Don’t leave the heavy tackle home when chunking for school bluefin
The inspiration for this subject was a newspaper article many years ago about Capt. Dave Bogan’s experience during a late summer trip on his Paramount at the Jersey Shore; what started out as a school bluefin tuna chunking effort would end up producing battles with ever larger tuna, ending with a giant.
Then I realized that I’d had the same experiences over the course of many tuna trips, the first of which while fishing with legendary Jersey Shore giant tuna pro, Capt. Bob Pisano. Pisano was so dedicated to giant tuna fishing that he’d throw rocks at schoolies when they took over his chunking slick. Yet, he had to take school tuna charters to make a living. Among his regulars was the Garcia Corporation where I was employed as director of field testing, and I took every opportunity to fish with him. One day we were hooking school bluefin which seemed to be getting ever larger; before long we had to break off every one in order not to strip the 6/0 reels which were the largest aboard. Of all people, the most famed giant tuna skipper along the coast didn’t have that heavier tackle aboard.
Years later I ran into a similar situation at Montauk on a press event with Lowrance, fishing with Ken Moran of the NY Post and Nick Karis from Newsday aboard Capt. Bob Rocchetta’s Rainbow Charters. The giant season was closed at that time, but we were able to fish for schoolies, which started well until the tuna kept getting larger and our Ambassadeur 10000 reels were being stripped. Rocchetta didn’t have heavier tackle aboard, but drove home to the north fork of Long Island that night to bring a couple of 80-pound rigs that we used in the same area the next day for catch and release giants.
It didn’t seem to make any difference what size baits were used; those giants, which were normally very fussy about baits and presentation, hit whatever was sent to them as they were in competition with faster schoolies. It was a perfect situation, and there was no telling how many giant bluefin we could have caught with the normal 130-pound gear.
Since then, the availability of thin braided lines has made it possible to use much lighter tackle as the spare heavier gear. A 50W rig commonly used in sharking or canyon trolling can serve that purpose when filled with 80-pound or heavier braid. Capacity isn’t a consideration after the first run as the skipper can stay on top of a giant should there be another serious run. With the angler in the bow and heavy drag applied, that shouldn’t be a problem as the giant wears itself out by towing the boat. While line capacity shouldn’t be a problem on the drift, you’ll have to be well-organized when chunking at anchor and ready to get underway when a bite occurs.

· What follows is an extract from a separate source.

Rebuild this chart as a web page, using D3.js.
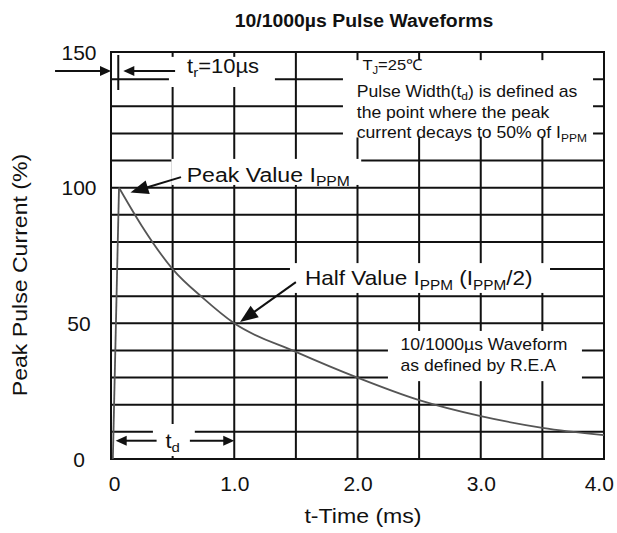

There seems to be no question about the possibility of having big bluefin moving into school bluefin chum lines, but I haven’t noticed that interaction while catching yellowfin. Whether there is some distinction between tuna species in that regard or just a matter of circumstances is a matter of conjecture. Those two species tend to feed with their own most of the time, but there was a late summer 1985 run in Butterfish Hole off Montauk when together with my nephews, Bob and Todd Correll, we chunked a mixture of bluefin, yellowfin and big albacore (which rarely are caught so close to shore) in the chum line from my Sheri Berri.
Large bluefin can be very fussy if competition with smaller tuna doesn’t cause them to be less cautious. I’ve had the good fortune to observe giants feeding in the slick several times, and was always amazed at how they can suck in every morsel at high speed — except for the one with a hook in it! In order to fool those giants it was necessary to time the sink rate of both the chunks and the bait plus leadered hook so everything would come together at the moment the giant made its next pass. That’s easier said than done; Eddie Murray once was able to make the connection with the use of bamboo fishing poles intended for snapper bluefish.
The unusual abundance of large medium and giant bluefin nearshore last year took the emphasis off chunking as those tuna were attracted to live bunker and small bluefish. Their availability in relatively shallow NY Bight waters made them ideal targets for anglers seeking IGFA legal giants.
Having a heavier rod aboard doesn’t take up that much space, but it may result in a memorable catch when conditions are right.